--- begin ---

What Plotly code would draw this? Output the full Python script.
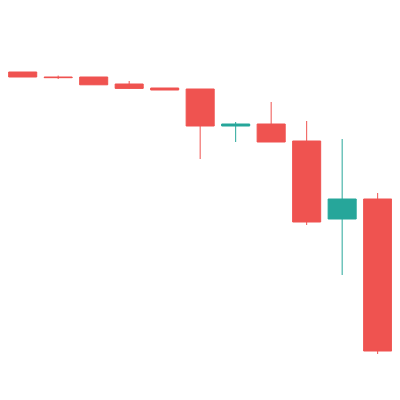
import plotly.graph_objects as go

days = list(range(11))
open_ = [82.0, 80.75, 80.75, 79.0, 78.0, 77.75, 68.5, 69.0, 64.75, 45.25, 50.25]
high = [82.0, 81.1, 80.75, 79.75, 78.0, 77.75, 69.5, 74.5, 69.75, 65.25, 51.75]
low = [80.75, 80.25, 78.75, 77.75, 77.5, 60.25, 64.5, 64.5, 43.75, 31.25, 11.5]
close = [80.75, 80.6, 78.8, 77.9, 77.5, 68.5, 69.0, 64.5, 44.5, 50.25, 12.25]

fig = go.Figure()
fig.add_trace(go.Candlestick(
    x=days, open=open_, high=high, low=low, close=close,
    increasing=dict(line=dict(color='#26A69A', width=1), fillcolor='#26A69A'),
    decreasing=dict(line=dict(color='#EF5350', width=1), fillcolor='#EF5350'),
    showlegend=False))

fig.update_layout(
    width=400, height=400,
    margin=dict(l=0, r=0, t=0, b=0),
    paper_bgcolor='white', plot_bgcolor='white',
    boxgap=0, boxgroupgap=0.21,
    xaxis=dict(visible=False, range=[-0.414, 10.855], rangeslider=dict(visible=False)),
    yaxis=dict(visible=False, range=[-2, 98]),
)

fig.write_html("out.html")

--- end ---

▸ TO BE DONE: Copy each line exactly, and leave the pictures out of your copy.

▸ TASK RESULT:
What Plotly code would draw this? Output the full Python script.
import plotly.graph_objects as go

days = list(range(11))
open_ = [82.0, 80.75, 80.75, 79.0, 78.0, 77.75, 68.5, 69.0, 64.75, 45.25, 50.25]
high = [82.0, 81.1, 80.75, 79.75, 78.0, 77.75, 69.5, 74.5, 69.75, 65.25, 51.75]
low = [80.75, 80.25, 78.75, 77.75, 77.5, 60.25, 64.5, 64.5, 43.75, 31.25, 11.5]
close = [80.75, 80.6, 78.8, 77.9, 77.5, 68.5, 69.0, 64.5, 44.5, 50.25, 12.25]

fig = go.Figure()
fig.add_trace(go.Candlestick(
    x=days, open=open_, high=high, low=low, close=close,
    increasing=dict(line=dict(color='#26A69A', width=1), fillcolor='#26A69A'),
    decreasing=dict(line=dict(color='#EF5350', width=1), fillcolor='#EF5350'),
    showlegend=False))

fig.update_layout(
    width=400, height=400,
    margin=dict(l=0, r=0, t=0, b=0),
    paper_bgcolor='white', plot_bgcolor='white',
    boxgap=0, boxgroupgap=0.21,
    xaxis=dict(visible=False, range=[-0.414, 10.855], rangeslider=dict(visible=False)),
    yaxis=dict(visible=False, range=[-2, 98]),
)

fig.write_html("out.html")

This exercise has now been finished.